GIVEN TASK → Gather the lines from the material that contain "Write".

SUPPLIED MATERIAL →
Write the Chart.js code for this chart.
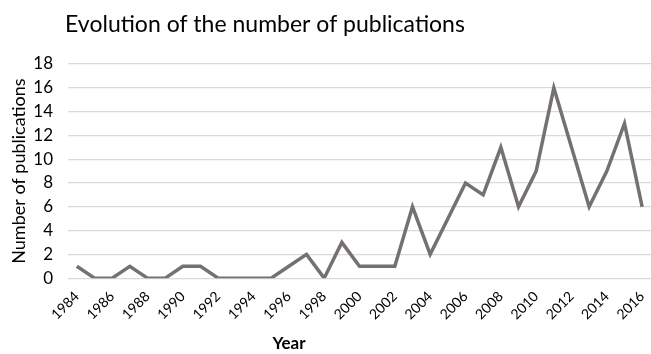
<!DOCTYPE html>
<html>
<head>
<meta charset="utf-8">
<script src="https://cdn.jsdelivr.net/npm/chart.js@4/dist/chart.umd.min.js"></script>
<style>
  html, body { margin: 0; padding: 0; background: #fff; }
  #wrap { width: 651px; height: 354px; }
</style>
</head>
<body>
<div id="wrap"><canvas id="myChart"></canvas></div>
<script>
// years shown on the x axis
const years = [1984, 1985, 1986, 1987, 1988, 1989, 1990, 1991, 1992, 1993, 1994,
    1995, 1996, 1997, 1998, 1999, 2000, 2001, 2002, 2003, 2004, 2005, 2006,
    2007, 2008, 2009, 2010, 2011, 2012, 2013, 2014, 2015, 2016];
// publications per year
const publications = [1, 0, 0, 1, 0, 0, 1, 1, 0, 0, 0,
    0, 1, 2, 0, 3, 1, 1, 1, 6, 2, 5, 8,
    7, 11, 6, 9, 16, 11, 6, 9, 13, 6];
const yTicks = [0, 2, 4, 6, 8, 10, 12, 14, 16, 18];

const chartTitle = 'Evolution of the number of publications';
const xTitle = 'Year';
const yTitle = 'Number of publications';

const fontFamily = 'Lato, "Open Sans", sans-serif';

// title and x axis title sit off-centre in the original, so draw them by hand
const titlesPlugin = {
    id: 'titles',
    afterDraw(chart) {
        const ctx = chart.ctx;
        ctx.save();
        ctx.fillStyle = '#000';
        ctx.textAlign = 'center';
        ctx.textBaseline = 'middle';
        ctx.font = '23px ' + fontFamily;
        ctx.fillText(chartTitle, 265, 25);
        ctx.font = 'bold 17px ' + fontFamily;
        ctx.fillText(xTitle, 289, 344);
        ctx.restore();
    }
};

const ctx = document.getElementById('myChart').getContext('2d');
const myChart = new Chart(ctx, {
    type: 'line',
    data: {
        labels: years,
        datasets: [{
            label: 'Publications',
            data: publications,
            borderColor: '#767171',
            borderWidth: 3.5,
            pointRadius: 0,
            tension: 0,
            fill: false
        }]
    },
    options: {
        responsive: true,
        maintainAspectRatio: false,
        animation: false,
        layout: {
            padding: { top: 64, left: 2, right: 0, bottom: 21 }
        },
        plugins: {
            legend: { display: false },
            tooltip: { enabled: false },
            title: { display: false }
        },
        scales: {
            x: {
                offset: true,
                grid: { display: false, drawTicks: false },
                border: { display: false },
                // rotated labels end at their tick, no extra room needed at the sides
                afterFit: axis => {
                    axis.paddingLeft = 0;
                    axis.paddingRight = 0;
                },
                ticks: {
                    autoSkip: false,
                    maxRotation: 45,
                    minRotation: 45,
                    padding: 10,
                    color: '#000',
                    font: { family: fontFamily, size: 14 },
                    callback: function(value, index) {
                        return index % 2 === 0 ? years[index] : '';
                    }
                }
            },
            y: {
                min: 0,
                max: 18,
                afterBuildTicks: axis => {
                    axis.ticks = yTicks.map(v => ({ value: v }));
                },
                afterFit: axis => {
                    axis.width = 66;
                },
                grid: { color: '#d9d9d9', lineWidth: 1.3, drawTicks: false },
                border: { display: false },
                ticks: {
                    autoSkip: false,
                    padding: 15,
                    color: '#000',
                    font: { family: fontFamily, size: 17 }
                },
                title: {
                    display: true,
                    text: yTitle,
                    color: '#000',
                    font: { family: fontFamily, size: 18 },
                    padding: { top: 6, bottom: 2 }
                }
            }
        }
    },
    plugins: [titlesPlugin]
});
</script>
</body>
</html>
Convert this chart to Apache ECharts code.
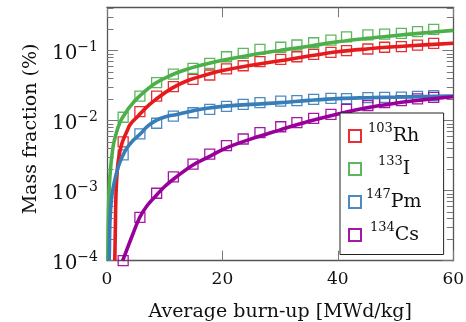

* * *

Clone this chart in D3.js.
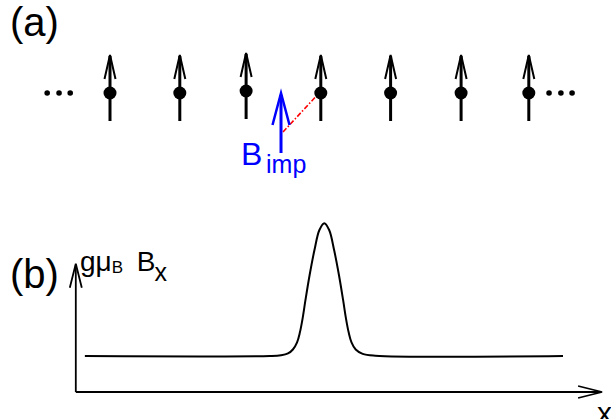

--

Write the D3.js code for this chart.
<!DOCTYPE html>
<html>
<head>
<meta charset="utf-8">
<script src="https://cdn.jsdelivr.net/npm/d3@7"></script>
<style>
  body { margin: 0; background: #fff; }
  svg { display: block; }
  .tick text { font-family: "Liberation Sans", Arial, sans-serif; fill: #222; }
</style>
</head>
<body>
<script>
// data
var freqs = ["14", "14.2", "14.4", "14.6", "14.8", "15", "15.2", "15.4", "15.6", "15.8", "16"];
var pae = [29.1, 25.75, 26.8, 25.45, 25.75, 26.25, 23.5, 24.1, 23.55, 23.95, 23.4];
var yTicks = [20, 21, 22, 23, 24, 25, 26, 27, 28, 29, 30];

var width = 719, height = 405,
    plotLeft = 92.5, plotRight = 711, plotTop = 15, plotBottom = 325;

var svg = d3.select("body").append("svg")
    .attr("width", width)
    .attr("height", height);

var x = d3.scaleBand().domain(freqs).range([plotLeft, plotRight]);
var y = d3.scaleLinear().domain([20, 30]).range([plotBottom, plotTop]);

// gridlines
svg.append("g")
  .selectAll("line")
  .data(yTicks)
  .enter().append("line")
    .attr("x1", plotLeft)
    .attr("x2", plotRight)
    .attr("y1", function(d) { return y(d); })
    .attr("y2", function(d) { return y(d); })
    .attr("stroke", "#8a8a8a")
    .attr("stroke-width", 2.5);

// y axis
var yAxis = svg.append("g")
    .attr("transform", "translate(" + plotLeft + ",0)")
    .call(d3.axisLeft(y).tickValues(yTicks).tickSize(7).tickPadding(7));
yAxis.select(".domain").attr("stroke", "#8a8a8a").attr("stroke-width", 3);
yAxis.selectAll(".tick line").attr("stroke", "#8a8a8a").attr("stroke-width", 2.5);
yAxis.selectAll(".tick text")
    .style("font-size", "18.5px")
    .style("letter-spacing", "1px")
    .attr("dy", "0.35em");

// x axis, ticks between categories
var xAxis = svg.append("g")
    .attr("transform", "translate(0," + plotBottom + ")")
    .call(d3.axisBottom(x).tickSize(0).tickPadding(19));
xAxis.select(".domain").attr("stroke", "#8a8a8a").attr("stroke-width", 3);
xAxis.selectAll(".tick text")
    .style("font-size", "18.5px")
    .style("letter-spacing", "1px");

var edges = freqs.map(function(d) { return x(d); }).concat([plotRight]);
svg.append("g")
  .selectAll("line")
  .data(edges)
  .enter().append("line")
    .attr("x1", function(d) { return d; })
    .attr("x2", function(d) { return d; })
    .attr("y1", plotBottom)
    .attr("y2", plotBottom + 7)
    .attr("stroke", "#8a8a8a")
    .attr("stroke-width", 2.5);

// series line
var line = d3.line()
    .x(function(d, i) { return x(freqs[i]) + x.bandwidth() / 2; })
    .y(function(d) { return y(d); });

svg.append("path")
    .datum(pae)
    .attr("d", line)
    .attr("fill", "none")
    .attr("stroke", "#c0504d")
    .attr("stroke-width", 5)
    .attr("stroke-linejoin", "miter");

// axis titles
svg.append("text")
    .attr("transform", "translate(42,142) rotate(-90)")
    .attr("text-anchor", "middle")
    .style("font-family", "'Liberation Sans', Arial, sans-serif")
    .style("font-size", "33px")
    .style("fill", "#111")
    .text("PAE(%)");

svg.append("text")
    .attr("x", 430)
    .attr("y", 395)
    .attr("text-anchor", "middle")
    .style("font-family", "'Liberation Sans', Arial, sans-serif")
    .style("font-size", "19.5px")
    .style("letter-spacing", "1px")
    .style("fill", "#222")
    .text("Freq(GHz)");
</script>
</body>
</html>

RIGHT ANSWER →
Write the Chart.js code for this chart.
Write the D3.js code for this chart.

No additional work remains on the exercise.